Book Four. Distinctions 8 - 13
Twelfth Distinction. First Part: About the Being of the Accidents in the Eucharist
Question Two. Whether in the Eucharist any Accident Whatever Remaining is without a Subject
II. To the Initial Arguments
B. To the Second

B. To the Second

155. To the second [n.107] I say that an accident can be the subject of an accident, taking ‘subject’ in the second way, though not taking it in the first way [n.146].

156. And when the opposite is proved from the Philosopher Metaphysics 4 [n.108], a triple response can be made.

First, that the ‘because’ does not indicate cause but concomitance, so that the sense is: for an accident is not an accident of an accident save ‘because’ (that is ‘when’) both are accident to some other thing. For this was something necessary with the Philosopher, who did not reckon that an accident without a subject could support another accident, as was said in the preceding question [n.55].

157. Second, it can be said that the Philosopher is speaking of disparate accidents, as his example there shows; for he says, “I mean ‘white’ and ‘musical’.”

158. Third, it can be said that the remark ‘an accident is not an accident of an accident’ is not stated as true but is stated as something following from the hypothesis that he intends there to reject; for he argues as follows [Metaphysics 4.4.1007b18-20, 8.1012b13-22]: if contradictories are true together then every predication is per accidens, and consequently predication has to keep going infinitely; but in infinite things there is no order, Metaphysics 2.2.994b19-20, because where there is no first, there is no second;     therefore no accident has an order per se to another accident, and consequently this other accident is no more an accident of it than it is of that other.

159. And the text agrees with this way of expounding it, for it does not say ‘an accident is an accident of an accident only because both are accident of the same thing’ but ‘an accident is not an accident of an accident, unless because etc     .’ by which he indicates that he does not assert the proposition as true but that he is inferring it from prior premises. And if one expounds the text in this way, the opposite can more be deduced from the authority than the proposed conclusion; for, according to this exposition, it will be inferred as something unacceptable, not asserted as something true.

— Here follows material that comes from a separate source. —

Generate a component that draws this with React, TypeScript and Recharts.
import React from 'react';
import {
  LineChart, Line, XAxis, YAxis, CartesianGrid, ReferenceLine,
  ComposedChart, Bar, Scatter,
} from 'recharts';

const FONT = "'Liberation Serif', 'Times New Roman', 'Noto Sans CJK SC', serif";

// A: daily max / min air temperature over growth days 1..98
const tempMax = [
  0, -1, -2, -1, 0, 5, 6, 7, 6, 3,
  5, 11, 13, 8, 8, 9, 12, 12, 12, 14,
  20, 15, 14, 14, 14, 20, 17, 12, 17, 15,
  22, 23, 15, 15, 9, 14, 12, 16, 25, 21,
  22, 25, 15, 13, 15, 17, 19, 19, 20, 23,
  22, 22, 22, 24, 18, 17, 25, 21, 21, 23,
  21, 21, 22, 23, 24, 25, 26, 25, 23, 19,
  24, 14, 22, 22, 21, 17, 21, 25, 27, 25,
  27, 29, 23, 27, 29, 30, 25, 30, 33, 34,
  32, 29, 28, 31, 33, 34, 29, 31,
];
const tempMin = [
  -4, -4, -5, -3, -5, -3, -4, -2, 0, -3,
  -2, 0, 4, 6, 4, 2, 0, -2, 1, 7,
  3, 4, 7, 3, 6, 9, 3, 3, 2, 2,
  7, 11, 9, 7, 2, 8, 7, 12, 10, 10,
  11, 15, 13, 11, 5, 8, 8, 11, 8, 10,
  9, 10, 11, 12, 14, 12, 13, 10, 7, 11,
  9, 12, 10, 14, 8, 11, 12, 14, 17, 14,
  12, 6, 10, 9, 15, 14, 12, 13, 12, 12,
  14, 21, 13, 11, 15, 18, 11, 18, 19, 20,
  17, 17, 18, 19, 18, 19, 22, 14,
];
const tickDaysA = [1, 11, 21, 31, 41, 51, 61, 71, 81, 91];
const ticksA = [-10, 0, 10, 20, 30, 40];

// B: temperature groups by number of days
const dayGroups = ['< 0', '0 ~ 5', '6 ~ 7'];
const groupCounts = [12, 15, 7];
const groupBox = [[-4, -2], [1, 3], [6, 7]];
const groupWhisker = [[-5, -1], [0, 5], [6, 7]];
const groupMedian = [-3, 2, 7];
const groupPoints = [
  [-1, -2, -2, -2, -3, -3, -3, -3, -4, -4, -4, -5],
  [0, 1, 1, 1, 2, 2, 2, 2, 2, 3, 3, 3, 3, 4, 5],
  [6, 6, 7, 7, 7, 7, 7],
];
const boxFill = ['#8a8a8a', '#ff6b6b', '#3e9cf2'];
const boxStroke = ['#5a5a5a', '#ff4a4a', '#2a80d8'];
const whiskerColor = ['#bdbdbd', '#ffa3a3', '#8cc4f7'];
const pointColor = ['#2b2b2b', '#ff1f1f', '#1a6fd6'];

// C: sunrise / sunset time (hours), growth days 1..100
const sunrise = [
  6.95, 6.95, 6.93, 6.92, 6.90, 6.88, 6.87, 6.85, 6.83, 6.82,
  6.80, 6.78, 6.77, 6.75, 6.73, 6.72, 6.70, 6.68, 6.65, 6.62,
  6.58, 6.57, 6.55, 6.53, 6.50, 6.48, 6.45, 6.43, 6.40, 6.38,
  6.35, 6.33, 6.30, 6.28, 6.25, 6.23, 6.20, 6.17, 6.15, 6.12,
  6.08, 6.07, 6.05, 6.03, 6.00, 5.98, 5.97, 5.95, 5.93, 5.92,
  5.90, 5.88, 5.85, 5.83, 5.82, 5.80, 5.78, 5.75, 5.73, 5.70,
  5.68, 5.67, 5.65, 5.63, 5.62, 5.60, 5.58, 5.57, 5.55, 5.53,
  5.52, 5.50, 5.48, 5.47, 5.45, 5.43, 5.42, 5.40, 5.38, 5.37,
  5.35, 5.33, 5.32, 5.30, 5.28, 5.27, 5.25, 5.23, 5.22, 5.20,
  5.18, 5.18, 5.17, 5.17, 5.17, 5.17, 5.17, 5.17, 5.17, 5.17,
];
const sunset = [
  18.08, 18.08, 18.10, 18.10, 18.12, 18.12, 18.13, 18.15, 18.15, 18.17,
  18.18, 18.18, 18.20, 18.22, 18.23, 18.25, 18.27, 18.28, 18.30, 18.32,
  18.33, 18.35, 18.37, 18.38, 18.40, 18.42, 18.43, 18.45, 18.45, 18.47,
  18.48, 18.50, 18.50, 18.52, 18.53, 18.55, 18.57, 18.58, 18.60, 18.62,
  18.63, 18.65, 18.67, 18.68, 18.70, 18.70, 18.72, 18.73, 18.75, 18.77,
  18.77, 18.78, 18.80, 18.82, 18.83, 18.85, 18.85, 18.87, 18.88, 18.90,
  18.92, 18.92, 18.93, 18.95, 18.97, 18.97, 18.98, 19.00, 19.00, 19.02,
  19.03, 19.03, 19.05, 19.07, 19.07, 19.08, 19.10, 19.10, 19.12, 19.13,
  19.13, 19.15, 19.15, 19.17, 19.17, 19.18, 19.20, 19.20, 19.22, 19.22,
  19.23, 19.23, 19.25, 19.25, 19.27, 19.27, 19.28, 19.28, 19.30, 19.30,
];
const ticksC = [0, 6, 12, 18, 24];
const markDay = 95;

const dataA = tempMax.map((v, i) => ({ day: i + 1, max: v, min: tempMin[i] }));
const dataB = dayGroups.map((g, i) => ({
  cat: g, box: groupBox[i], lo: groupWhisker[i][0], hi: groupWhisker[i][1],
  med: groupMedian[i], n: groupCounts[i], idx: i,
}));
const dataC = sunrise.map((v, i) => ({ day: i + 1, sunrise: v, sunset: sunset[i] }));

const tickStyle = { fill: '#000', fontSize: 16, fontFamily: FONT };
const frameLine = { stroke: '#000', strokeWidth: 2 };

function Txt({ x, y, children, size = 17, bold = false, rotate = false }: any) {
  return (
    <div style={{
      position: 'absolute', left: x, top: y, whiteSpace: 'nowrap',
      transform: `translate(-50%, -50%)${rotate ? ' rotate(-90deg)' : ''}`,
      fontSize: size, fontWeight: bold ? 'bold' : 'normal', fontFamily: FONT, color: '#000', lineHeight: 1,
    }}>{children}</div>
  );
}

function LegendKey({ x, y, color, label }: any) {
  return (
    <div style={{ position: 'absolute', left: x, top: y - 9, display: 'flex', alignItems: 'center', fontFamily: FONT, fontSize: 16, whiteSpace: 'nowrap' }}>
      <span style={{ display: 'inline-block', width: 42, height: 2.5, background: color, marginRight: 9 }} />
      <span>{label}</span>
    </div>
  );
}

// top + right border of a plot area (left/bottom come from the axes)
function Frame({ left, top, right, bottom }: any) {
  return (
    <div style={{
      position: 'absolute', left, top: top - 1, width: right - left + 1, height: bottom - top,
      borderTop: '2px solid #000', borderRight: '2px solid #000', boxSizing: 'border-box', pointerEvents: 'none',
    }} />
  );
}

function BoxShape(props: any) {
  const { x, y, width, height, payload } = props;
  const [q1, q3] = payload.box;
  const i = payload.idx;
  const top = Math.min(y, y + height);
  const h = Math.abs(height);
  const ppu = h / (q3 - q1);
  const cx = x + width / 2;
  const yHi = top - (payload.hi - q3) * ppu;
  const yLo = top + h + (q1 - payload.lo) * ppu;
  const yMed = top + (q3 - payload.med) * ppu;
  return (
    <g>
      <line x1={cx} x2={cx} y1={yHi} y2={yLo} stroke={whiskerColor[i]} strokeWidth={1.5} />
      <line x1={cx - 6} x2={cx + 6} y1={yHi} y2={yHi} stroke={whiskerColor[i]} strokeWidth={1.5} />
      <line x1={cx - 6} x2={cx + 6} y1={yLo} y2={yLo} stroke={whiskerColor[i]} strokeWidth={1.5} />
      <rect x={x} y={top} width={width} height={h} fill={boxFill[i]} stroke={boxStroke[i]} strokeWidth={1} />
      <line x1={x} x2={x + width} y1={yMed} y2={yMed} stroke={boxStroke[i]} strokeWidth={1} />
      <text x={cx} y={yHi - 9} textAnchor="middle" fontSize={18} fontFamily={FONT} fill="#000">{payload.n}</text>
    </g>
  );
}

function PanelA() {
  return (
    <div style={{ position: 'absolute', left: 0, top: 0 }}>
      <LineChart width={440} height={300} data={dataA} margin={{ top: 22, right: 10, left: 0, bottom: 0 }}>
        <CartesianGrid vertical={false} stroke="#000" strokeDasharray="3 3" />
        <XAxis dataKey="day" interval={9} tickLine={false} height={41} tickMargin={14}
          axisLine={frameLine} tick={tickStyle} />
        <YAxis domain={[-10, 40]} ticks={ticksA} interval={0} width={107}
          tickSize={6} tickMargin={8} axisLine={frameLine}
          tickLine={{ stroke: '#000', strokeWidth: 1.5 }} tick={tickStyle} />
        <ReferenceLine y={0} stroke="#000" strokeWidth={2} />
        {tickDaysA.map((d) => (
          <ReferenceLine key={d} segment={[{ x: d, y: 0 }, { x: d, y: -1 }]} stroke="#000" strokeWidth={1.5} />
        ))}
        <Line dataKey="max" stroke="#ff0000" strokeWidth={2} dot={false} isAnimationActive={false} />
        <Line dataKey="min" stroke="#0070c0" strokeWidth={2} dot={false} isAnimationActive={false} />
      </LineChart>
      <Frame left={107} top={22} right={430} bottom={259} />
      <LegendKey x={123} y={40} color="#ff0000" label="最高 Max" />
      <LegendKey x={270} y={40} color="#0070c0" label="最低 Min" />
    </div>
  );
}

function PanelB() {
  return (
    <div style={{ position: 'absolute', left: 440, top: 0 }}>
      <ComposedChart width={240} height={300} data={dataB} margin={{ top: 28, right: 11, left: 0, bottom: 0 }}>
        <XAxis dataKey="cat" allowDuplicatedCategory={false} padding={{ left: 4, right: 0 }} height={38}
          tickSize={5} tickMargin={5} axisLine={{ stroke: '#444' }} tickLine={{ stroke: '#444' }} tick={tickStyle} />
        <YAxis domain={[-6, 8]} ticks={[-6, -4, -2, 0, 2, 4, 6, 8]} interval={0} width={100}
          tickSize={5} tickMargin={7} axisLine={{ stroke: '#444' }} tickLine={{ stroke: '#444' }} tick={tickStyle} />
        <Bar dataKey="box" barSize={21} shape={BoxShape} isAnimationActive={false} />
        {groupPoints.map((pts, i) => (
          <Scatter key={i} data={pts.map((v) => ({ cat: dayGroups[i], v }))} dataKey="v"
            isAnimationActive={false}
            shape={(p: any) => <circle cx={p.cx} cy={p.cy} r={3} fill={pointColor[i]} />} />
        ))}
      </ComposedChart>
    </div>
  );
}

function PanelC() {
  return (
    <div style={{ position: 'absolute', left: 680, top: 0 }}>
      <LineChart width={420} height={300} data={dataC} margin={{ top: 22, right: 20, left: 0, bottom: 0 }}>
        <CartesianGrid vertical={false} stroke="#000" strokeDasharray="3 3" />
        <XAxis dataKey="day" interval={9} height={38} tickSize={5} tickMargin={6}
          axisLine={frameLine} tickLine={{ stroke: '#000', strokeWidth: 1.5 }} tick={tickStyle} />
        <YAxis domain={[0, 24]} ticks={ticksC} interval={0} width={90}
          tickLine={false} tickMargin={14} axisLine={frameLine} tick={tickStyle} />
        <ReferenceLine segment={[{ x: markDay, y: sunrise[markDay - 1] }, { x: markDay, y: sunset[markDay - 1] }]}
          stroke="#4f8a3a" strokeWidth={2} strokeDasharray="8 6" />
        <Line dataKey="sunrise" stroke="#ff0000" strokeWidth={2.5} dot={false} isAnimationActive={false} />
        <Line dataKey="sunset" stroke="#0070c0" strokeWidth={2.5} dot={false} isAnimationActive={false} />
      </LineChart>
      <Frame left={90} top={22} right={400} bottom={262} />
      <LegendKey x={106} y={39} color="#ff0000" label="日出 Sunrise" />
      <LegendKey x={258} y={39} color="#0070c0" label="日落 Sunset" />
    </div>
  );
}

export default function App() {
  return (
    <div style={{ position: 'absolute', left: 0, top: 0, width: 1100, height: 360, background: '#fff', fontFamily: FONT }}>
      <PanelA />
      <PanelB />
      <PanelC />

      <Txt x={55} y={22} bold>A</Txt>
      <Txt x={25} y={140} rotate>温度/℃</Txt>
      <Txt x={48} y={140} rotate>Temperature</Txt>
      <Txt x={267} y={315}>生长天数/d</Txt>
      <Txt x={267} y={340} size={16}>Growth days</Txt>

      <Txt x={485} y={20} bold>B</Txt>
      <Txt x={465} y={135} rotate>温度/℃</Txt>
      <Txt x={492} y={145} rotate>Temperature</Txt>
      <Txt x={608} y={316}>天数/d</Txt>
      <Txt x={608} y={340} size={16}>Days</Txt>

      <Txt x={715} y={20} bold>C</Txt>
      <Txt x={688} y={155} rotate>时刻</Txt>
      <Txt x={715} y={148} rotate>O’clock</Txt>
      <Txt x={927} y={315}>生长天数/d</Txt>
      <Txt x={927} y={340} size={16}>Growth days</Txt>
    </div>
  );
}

160. And when the proof is given about ‘being per se’ and ‘being in another’ [n.109], the response is plain from the preceding solution [nn.83-91]; for in the way these features are proper to substance and to accident, in that way can ‘to be per se’ and ‘to sub-stand’ not apply to accident, just as ‘to inhere’ cannot apply to substance; but this holds when ‘to sub-stand’ is taken as it applies to what is ultimately the term of the dependence of inherence.

161. And when, lastly, proof through the idea of dependence [n.109] is given, because an accident cannot be the term of a dependence of the same idea - ‘altogether of the same idea’ can be conceded, because a different independence is required in the ultimate term, and this independence prohibits a dependence altogether the same as that which is a dependence on it. But a dependence that is ‘in some way of the same idea’ is not repugnant to what is the term of the dependence - just as every creature depends on God (and that in idea of God as effective cause), and yet one creature depends on another as if on such a cause, but not as on the altogether first effective cause, of which sort is dependence on the First thing. Thus, in the issue at hand, all accidents depend on substance as the subject, when taking ‘subject’ in the first way [n.146]; and consequently, in the way that it is proper for substance to be the term, no accident can be the term of the dependence of accidents as the ultimate term of them.